Records supplied:
▬▬▬

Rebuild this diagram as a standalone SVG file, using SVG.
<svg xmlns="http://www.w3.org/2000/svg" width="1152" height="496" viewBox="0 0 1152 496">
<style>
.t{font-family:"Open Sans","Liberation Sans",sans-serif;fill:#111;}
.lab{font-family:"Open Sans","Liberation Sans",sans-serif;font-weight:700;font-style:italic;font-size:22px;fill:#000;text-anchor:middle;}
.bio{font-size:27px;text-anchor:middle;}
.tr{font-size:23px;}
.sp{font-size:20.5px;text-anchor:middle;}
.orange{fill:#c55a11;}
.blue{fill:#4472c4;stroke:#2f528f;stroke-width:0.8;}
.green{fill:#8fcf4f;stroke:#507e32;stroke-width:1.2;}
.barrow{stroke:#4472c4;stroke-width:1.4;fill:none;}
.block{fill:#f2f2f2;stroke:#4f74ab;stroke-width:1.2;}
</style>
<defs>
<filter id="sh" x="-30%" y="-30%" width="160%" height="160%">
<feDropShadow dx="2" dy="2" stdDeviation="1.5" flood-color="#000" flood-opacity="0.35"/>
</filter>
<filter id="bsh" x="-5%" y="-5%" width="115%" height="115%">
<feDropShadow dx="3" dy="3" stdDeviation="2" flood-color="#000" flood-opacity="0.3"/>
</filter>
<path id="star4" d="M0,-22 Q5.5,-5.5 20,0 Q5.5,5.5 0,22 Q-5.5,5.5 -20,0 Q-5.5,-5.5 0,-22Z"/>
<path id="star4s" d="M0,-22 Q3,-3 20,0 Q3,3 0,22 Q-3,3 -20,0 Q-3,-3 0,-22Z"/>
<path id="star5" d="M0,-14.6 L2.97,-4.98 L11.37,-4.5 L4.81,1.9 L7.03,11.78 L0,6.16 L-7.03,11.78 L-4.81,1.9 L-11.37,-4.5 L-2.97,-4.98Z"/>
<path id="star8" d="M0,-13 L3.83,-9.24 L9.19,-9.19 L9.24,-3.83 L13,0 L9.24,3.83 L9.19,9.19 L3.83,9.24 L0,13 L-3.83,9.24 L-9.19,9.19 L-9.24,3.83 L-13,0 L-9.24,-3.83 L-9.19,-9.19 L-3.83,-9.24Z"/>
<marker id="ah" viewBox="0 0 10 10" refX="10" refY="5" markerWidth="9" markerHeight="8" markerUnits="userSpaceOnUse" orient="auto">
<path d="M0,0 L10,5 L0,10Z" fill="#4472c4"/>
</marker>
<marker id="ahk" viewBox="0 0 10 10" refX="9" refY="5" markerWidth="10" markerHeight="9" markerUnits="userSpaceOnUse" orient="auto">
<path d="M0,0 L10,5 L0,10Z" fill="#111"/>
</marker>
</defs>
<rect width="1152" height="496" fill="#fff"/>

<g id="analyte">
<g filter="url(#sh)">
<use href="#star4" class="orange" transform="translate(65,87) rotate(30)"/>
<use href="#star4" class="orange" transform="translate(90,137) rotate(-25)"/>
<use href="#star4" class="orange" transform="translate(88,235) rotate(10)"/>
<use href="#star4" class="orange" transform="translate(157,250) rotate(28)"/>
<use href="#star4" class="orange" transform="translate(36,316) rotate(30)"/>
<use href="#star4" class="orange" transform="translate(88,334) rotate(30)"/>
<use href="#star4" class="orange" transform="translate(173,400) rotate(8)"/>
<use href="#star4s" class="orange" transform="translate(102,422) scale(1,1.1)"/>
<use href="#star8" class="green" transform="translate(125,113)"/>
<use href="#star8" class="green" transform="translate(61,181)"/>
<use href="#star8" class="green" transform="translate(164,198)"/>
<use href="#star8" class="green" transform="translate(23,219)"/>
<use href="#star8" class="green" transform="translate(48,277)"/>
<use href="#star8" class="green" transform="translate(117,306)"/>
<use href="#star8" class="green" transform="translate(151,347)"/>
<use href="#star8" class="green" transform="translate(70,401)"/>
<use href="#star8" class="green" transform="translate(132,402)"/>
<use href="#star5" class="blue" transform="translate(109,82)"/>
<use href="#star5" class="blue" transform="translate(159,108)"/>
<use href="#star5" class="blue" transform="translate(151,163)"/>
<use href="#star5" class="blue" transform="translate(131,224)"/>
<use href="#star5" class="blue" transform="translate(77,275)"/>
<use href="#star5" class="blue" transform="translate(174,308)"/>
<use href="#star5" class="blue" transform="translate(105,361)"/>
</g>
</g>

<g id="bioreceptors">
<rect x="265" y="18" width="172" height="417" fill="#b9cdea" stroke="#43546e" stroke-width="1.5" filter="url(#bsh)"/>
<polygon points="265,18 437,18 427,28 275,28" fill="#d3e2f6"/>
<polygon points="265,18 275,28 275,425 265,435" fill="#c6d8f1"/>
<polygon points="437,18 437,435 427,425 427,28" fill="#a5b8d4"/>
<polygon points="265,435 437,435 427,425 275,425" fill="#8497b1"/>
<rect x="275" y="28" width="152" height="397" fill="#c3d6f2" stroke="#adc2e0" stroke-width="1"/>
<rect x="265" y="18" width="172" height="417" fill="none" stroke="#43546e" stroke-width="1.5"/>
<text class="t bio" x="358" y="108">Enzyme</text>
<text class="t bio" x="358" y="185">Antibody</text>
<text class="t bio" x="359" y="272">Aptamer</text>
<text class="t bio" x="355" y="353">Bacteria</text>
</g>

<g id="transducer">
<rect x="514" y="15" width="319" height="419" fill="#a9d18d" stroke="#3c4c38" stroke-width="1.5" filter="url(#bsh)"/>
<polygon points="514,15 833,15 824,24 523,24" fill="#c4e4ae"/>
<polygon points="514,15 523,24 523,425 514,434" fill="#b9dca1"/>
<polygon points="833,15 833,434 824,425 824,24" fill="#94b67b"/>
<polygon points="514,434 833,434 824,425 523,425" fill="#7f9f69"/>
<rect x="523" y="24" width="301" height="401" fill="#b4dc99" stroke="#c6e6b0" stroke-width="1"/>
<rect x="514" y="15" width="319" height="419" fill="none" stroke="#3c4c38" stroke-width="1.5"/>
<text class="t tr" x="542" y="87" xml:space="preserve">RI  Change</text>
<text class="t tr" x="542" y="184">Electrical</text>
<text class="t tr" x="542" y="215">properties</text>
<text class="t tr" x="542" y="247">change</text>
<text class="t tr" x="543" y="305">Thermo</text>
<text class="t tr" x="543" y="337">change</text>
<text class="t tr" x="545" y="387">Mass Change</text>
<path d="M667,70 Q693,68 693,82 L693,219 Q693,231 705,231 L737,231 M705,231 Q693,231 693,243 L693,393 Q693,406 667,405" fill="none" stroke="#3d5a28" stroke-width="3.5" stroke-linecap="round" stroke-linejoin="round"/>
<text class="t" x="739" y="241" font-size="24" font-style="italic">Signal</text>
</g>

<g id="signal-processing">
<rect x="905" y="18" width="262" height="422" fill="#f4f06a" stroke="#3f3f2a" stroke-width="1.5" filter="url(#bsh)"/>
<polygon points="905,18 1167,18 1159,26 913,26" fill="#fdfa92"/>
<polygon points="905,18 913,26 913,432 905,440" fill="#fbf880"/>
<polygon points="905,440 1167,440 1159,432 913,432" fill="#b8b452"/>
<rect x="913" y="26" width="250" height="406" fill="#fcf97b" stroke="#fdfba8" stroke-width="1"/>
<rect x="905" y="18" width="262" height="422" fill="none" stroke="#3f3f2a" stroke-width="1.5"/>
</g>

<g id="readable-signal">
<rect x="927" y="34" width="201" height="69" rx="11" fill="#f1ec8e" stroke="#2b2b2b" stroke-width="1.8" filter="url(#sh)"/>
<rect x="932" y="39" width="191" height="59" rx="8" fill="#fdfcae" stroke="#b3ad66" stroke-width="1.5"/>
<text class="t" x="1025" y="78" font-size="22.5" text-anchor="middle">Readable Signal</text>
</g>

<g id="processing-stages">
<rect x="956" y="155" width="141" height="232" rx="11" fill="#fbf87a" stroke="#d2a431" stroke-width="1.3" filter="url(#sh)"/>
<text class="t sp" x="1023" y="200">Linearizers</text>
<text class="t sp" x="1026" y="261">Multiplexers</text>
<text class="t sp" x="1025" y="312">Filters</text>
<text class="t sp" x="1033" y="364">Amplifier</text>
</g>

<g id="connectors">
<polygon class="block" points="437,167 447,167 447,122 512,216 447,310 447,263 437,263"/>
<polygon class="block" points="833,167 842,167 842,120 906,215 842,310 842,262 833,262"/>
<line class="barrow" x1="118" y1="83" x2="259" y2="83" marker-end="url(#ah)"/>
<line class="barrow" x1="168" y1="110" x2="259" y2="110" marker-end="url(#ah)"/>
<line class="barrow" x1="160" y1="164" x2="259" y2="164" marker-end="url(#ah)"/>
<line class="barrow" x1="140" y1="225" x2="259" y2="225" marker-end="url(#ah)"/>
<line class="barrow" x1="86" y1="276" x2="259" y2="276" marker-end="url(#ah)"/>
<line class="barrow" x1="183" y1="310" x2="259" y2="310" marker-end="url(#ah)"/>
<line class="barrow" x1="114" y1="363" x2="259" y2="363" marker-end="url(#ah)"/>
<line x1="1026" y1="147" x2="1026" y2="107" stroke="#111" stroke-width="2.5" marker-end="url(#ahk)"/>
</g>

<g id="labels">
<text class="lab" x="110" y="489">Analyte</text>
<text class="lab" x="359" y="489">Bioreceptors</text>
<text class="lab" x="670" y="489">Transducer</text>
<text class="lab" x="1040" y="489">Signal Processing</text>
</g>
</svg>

▬▬▬

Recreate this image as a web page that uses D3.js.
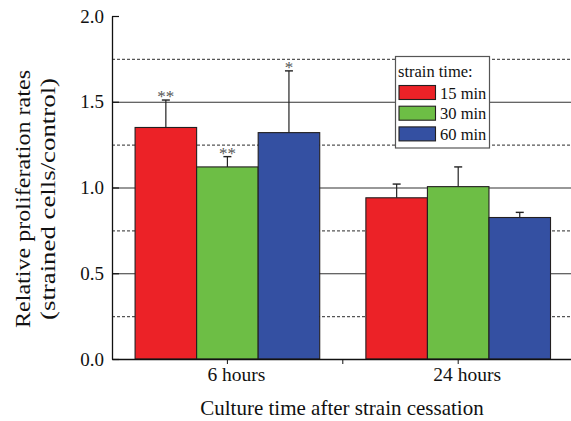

▬▬▬

Instruction:
Tally every line of the data that holds the word "this" and write the count alone.

Result below:
2